■ EXERCISE DETAILS:
Look below for the line with "Recreate this image as a Python" and the line with "y_ticks = [0, 25, 50, 75, 100, 125, 150]"; repeat exactly those two lines and all lines between them, but no pictures.

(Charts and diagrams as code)
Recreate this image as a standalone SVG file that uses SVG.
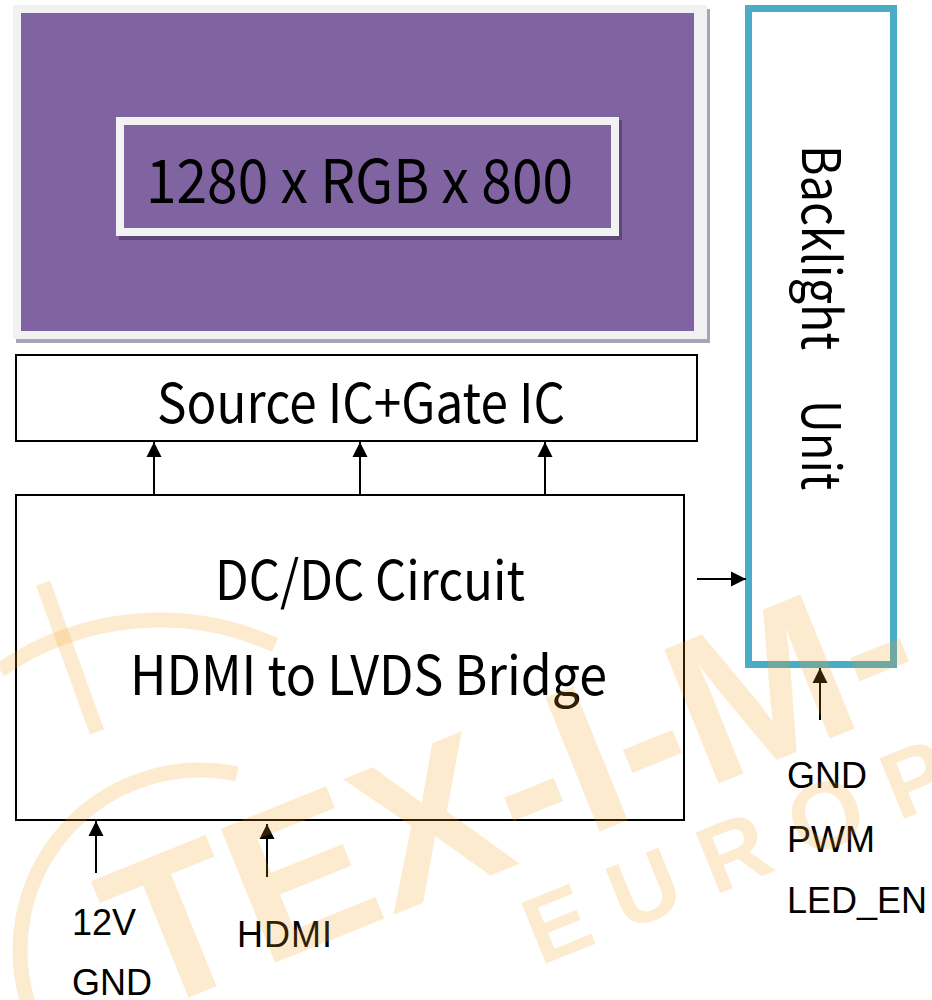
<svg xmlns="http://www.w3.org/2000/svg" width="932" height="1000" viewBox="0 0 932 1000">
<style>
.big{font-family:"Noto Sans CJK TC","Noto Sans",sans-serif;fill:#000}
.sig{font-family:"Liberation Sans","DejaVu Sans",sans-serif;font-size:36px;fill:#000}
.box{fill:#fff;stroke:#000;stroke-width:2}
.con{stroke:#000;stroke-width:2;fill:none;marker-end:url(#ah)}
.wml{stroke:#f59b14;stroke-opacity:0.2;fill:none;stroke-width:15}
.wmt{font-family:"Liberation Sans",sans-serif;font-weight:bold;fill:#f59b14;fill-opacity:0.2}
</style>
<defs>
<marker id="ah" markerUnits="userSpaceOnUse" markerWidth="16" markerHeight="16" viewBox="0 0 16 16" refX="15" refY="8" orient="auto">
<path d="M0,0.5 L15,8 L0,15.5 Z" fill="#000"/>
</marker>
</defs>
<rect width="932" height="1000" fill="#fff"/>

<g id="panel">
<rect x="16" y="9" width="694" height="334" fill="#aaa3b8"/>
<rect x="13" y="5" width="694" height="334" fill="#f2f2f2"/>
<rect x="21" y="13" width="673" height="318" fill="#8064a2"/>
<rect x="119" y="120" width="503" height="120" fill="#5c4778"/>
<rect x="120" y="121" width="495" height="111" fill="#8064a2" stroke="#f2f2f2" stroke-width="8"/>
<text class="big" x="146" y="203" font-size="60" textLength="427" lengthAdjust="spacingAndGlyphs">1280 x RGB x 800</text>
</g>

<g id="source-ic">
<rect class="box" x="16" y="355" width="681" height="86"/>
<text class="big" x="157" y="423" font-size="55" textLength="408" lengthAdjust="spacingAndGlyphs">Source IC+Gate IC</text>
</g>

<g id="dcdc">
<rect class="box" x="16" y="495" width="668" height="325"/>
<text class="big" x="215" y="600" font-size="54" textLength="310" lengthAdjust="spacingAndGlyphs">DC/DC Circuit</text>
<text class="big" x="130" y="695" font-size="54" textLength="477" lengthAdjust="spacingAndGlyphs">HDMI to LVDS Bridge</text>
</g>

<g id="backlight">
<rect x="748.5" y="8.5" width="145" height="656" fill="#fff" stroke="#4bacc6" stroke-width="7"/>
<text class="big" font-size="53" transform="translate(802,0) rotate(90)" x="145" y="0" textLength="205" lengthAdjust="spacingAndGlyphs">Backlight</text>
<text class="big" font-size="53" transform="translate(802,0) rotate(90)" x="400" y="0" textLength="90" lengthAdjust="spacingAndGlyphs">Unit</text>
</g>

<g id="labels">
<text class="sig" x="72" y="935">12V</text>
<text class="sig" x="72" y="995">GND</text>
<text class="sig" x="237" y="947" letter-spacing="1">HDMI</text>
<text class="sig" x="787" y="788">GND</text>
<text class="sig" x="787" y="852">PWM</text>
<text class="sig" x="787" y="913">LED_EN</text>
</g>

<g id="connectors">
<line class="con" x1="154" y1="495" x2="154" y2="442"/>
<line class="con" x1="360" y1="495" x2="360" y2="442"/>
<line class="con" x1="545" y1="495" x2="545" y2="442"/>
<line class="con" x1="697" y1="579" x2="746" y2="579"/>
<line class="con" x1="820" y1="720" x2="820" y2="668"/>
<line class="con" x1="96" y1="873" x2="96" y2="821"/>
<line class="con" x1="267" y1="877" x2="267" y2="824"/>
</g>

<g id="watermark">
<path class="wml" d="M0,670 A280,280 0 0 1 275,645"/>
<path class="wml" d="M43,583 L97,732"/>
<path class="wml" d="M31,1012 A180,180 0 0 1 237,774"/>
<text class="wmt" font-size="210" transform="translate(143,1016) rotate(-22)">TEX-I-M-</text>
<text class="wmt" font-size="95" letter-spacing="28" transform="translate(540,966) rotate(-22)">EUROP</text>
</g>
</svg>
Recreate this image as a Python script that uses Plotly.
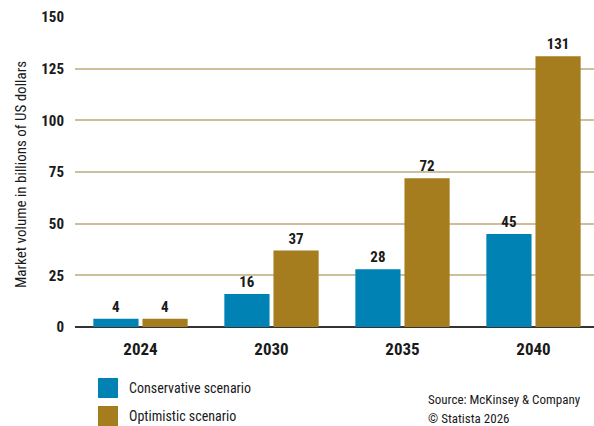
import plotly.graph_objects as go

years = ["2024", "2030", "2035", "2040"]
conservative = [4, 16, 28, 45]
optimistic = [4, 37, 72, 131]
series_names = ["Conservative scenario", "Optimistic scenario"]
y_ticks = [0, 25, 50, 75, 100, 125, 150]

BLUE = "#0083b4"
GOLD = "#a57d1e"
FONT = "Roboto Condensed, Roboto, sans-serif"

W, H = 594, 426
ML, MR, MT, MB = 75, 0, 17, 99
PW = W - ML - MR
PH = H - MT - MB

fig = go.Figure()
for name, vals, col in [(series_names[0], conservative, BLUE), (series_names[1], optimistic, GOLD)]:
    fig.add_trace(go.Bar(
        x=years, y=vals, name=name, marker_color=col, marker_line_width=0,
        text=[str(v) for v in vals], textposition="outside",
        textfont=dict(family=FONT, size=15, color="#1a1a1a", weight="bold"),
        cliponaxis=False, showlegend=False,
    ))

fig.update_layout(
    width=W, height=H,
    margin=dict(l=ML, r=MR, t=MT, b=MB),
    paper_bgcolor="white", plot_bgcolor="white",
    barmode="group", bargap=0.25, bargroupgap=0.08,
    font=dict(family=FONT, color="#1a1a1a"),
    xaxis=dict(
        type="category", range=[-0.5, 3.5 - 5 / 131],
        showgrid=False, showline=False, ticks="",
        tickfont=dict(family=FONT, size=17, color="#1a1a1a", weight="bold"),
        ticklabelstandoff=10,
    ),
    yaxis=dict(
        range=[0, 150], tickvals=y_ticks,
        showgrid=True, gridcolor="#cdbf9c", gridwidth=1.5,
        zeroline=True, zerolinecolor="#333333", zerolinewidth=2,
        showline=False, ticks="",
        tickfont=dict(family=FONT, size=15, color="#1a1a1a", weight="bold"),
        ticklabelstandoff=10,
    ),
)

# Y-axis title
fig.add_annotation(
    text="Market volume in billions of US dollars", textangle=-90,
    xref="paper", yref="paper", x=(21 - ML) / PW, y=(327 - 175) / PH,
    xanchor="center", yanchor="middle", showarrow=False,
    font=dict(family=FONT, size=15, color="#1a1a1a"),
)

# Legend (manual)
legend_rows = [(series_names[0], BLUE, 388), (series_names[1], GOLD, 416)]
for name, col, yc in legend_rows:
    y0 = (327 - (yc + 10)) / PH
    y1 = (327 - (yc - 10)) / PH
    fig.add_shape(type="rect", xref="paper", yref="paper",
                  x0=(98 - ML) / PW, x1=(118 - ML) / PW, y0=y0, y1=y1,
                  fillcolor=col, line_width=0)
    fig.add_annotation(text=name, xref="paper", yref="paper",
                       x=(127 - ML) / PW, y=(327 - yc) / PH,
                       xanchor="left", yanchor="middle", showarrow=False,
                       font=dict(family=FONT, size=14, color="#1a1a1a"))

# Source
for txt, yc in [("Source: McKinsey & Company", 399), ("© Statista 2026", 418)]:
    fig.add_annotation(text=txt, xref="paper", yref="paper",
                       x=(426 - ML) / PW, y=(327 - yc) / PH,
                       xanchor="left", yanchor="middle", showarrow=False,
                       font=dict(family=FONT, size=13, color="#1a1a1a"))

fig.write_html("out.html")
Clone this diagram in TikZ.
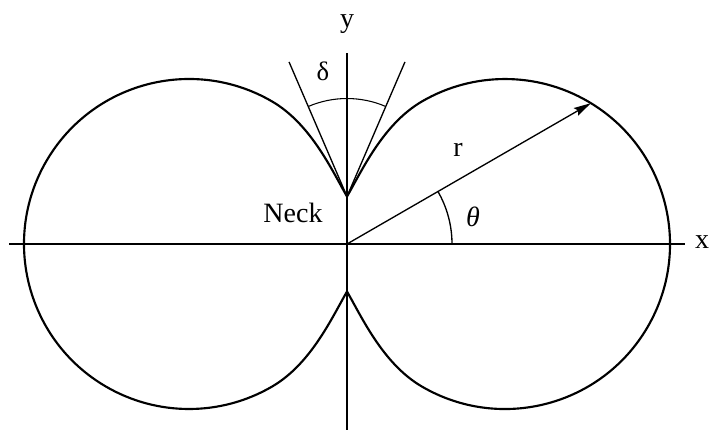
\documentclass[tikz,border=0pt]{standalone}
\usepackage{fontspec}
\setmainfont{Liberation Serif}
\usetikzlibrary{arrows.meta,calc}
\begin{document}
\begin{tikzpicture}[x=0.75pt,y=-0.75pt,
  axis/.style={line width=0.8pt},
  lobe/.style={line width=1.6pt, line join=miter},
  thin/.style={line width=1pt},
  lbl/.style={font=\fontsize{21}{24}\selectfont, inner sep=0pt}]
\useasboundingbox (0,0) rectangle (709,430);
% key points
\coordinate (O) at (347,244);
\coordinate (Cu) at (347,196.5);
\coordinate (Cd) at (347,291.5);
\coordinate (Xl) at (9,244);
\coordinate (Xr) at (685,244);
\coordinate (Yt) at (347,53);
\coordinate (Yb) at (347,430);
% neck join points on the lobes
\coordinate (Pul) at (272,101.4);
\coordinate (Pll) at (272,386.6);
\coordinate (Pur) at (422,101.4);
\coordinate (Plr) at (422,386.6);
% axes
\draw[axis] (Xl) -- (Xr);
\draw[axis] (Yt) -- (Yb);
% left lobe
\draw[lobe] (Cu) .. controls (332,170.5) and (310.9,124.0) .. (Pul)
  arc[start angle=-59.8, end angle=-300.2, radius=165]
  .. controls (310.9,364.0) and (332,317.5) .. (Cd);
% right lobe
\draw[lobe] (Cd) .. controls (362,317.5) and (383.1,364.0) .. (Plr)
  arc[start angle=120.2, end angle=-120.2, radius=165]
  .. controls (383.1,124.0) and (362,170.5) .. (Cu);
% radius vector
\coordinate (R) at ($(O)+(-30:281.7)$);
\draw[thin, -{Stealth[length=13pt,width=6.5pt,inset=2pt]}] (O) -- (R);
% theta arc
\draw[thin] ($(O)+(105,0)$) arc[start angle=0, end angle=-30, radius=105];
% tangent lines at neck
\coordinate (Tl) at ($(Cu)+(-113.3:146.5)$);
\coordinate (Tr) at ($(Cu)+(-66.7:146.5)$);
\draw[thin] (Cu) -- (Tl);
\draw[thin] (Cu) -- (Tr);
\draw[axis] ($(Cu)+(-113.3:98)$) arc[start angle=-113.3, end angle=-66.7, radius=98];
% labels
\node[lbl] (ly) at (347,24) {y};
\node[lbl] (lx) at (702,242) {x};
\node[lbl, font=\fontsize{20}{22}\selectfont] (ld) at (323,71) {δ};
\node[lbl] (ln) at (293,213) {Neck};
\node[lbl] (lr) at (458,150) {r};
\node[lbl] (lt) at (473,217) {\textit{θ}};
\end{tikzpicture}
\end{document}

■ SOLUTION TO THE PROBLEM:
Recreate this image as a Python script that uses Plotly.
import plotly.graph_objects as go

years = ["2024", "2030", "2035", "2040"]
conservative = [4, 16, 28, 45]
optimistic = [4, 37, 72, 131]
series_names = ["Conservative scenario", "Optimistic scenario"]
y_ticks = [0, 25, 50, 75, 100, 125, 150]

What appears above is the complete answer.